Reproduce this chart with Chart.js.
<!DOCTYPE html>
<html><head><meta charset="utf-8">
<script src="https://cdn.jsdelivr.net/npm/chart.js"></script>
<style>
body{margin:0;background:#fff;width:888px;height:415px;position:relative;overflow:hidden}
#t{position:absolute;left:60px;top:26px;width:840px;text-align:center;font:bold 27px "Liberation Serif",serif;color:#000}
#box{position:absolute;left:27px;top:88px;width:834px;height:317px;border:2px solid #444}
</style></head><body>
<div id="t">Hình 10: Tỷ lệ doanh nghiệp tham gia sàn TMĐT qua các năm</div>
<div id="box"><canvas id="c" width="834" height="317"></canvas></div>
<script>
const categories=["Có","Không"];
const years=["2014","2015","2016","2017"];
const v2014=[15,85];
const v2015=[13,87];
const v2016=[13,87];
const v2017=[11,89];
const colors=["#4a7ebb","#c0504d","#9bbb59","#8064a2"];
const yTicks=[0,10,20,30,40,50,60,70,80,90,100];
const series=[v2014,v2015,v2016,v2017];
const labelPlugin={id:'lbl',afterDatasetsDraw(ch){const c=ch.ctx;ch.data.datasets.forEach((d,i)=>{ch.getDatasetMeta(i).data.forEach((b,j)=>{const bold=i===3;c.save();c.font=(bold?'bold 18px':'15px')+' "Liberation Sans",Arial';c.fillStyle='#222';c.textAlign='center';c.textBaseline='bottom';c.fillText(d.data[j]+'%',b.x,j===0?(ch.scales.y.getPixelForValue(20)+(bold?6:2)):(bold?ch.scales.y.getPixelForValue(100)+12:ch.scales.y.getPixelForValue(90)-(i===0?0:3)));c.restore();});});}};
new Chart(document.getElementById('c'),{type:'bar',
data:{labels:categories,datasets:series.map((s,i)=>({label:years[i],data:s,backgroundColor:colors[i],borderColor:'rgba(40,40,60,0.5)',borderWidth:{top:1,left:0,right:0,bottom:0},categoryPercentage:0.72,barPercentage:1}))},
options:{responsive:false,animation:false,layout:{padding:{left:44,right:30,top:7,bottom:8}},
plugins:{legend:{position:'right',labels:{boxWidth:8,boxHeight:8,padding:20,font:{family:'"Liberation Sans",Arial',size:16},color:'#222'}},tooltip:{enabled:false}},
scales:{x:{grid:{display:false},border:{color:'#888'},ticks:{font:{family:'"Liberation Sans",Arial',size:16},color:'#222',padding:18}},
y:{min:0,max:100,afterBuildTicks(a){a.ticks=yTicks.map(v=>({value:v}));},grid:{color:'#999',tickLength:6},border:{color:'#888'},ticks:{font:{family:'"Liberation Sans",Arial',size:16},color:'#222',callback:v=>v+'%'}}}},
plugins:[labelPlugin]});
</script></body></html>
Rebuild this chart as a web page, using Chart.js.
··········
### Aim of the exercise
Copy out the material word for word and line for line.

### Response
Reproduce this chart with Chart.js.
<!DOCTYPE html>
<html><head><meta charset="utf-8">
<script src="https://cdn.jsdelivr.net/npm/chart.js"></script>
<style>
body{margin:0;background:#fff;width:888px;height:415px;position:relative;overflow:hidden}
#t{position:absolute;left:60px;top:26px;width:840px;text-align:center;font:bold 27px "Liberation Serif",serif;color:#000}
#box{position:absolute;left:27px;top:88px;width:834px;height:317px;border:2px solid #444}
</style></head><body>
<div id="t">Hình 10: Tỷ lệ doanh nghiệp tham gia sàn TMĐT qua các năm</div>
<div id="box"><canvas id="c" width="834" height="317"></canvas></div>
<script>
const categories=["Có","Không"];
const years=["2014","2015","2016","2017"];
const v2014=[15,85];
const v2015=[13,87];
const v2016=[13,87];
const v2017=[11,89];
const colors=["#4a7ebb","#c0504d","#9bbb59","#8064a2"];
const yTicks=[0,10,20,30,40,50,60,70,80,90,100];
const series=[v2014,v2015,v2016,v2017];
const labelPlugin={id:'lbl',afterDatasetsDraw(ch){const c=ch.ctx;ch.data.datasets.forEach((d,i)=>{ch.getDatasetMeta(i).data.forEach((b,j)=>{const bold=i===3;c.save();c.font=(bold?'bold 18px':'15px')+' "Liberation Sans",Arial';c.fillStyle='#222';c.textAlign='center';c.textBaseline='bottom';c.fillText(d.data[j]+'%',b.x,j===0?(ch.scales.y.getPixelForValue(20)+(bold?6:2)):(bold?ch.scales.y.getPixelForValue(100)+12:ch.scales.y.getPixelForValue(90)-(i===0?0:3)));c.restore();});});}};
new Chart(document.getElementById('c'),{type:'bar',
data:{labels:categories,datasets:series.map((s,i)=>({label:years[i],data:s,backgroundColor:colors[i],borderColor:'rgba(40,40,60,0.5)',borderWidth:{top:1,left:0,right:0,bottom:0},categoryPercentage:0.72,barPercentage:1}))},
options:{responsive:false,animation:false,layout:{padding:{left:44,right:30,top:7,bottom:8}},
plugins:{legend:{position:'right',labels:{boxWidth:8,boxHeight:8,padding:20,font:{family:'"Liberation Sans",Arial',size:16},color:'#222'}},tooltip:{enabled:false}},
scales:{x:{grid:{display:false},border:{color:'#888'},ticks:{font:{family:'"Liberation Sans",Arial',size:16},color:'#222',padding:18}},
y:{min:0,max:100,afterBuildTicks(a){a.ticks=yTicks.map(v=>({value:v}));},grid:{color:'#999',tickLength:6},border:{color:'#888'},ticks:{font:{family:'"Liberation Sans",Arial',size:16},color:'#222',callback:v=>v+'%'}}}},
plugins:[labelPlugin]});
</script></body></html>
Rebuild this chart as a web page, using Chart.js.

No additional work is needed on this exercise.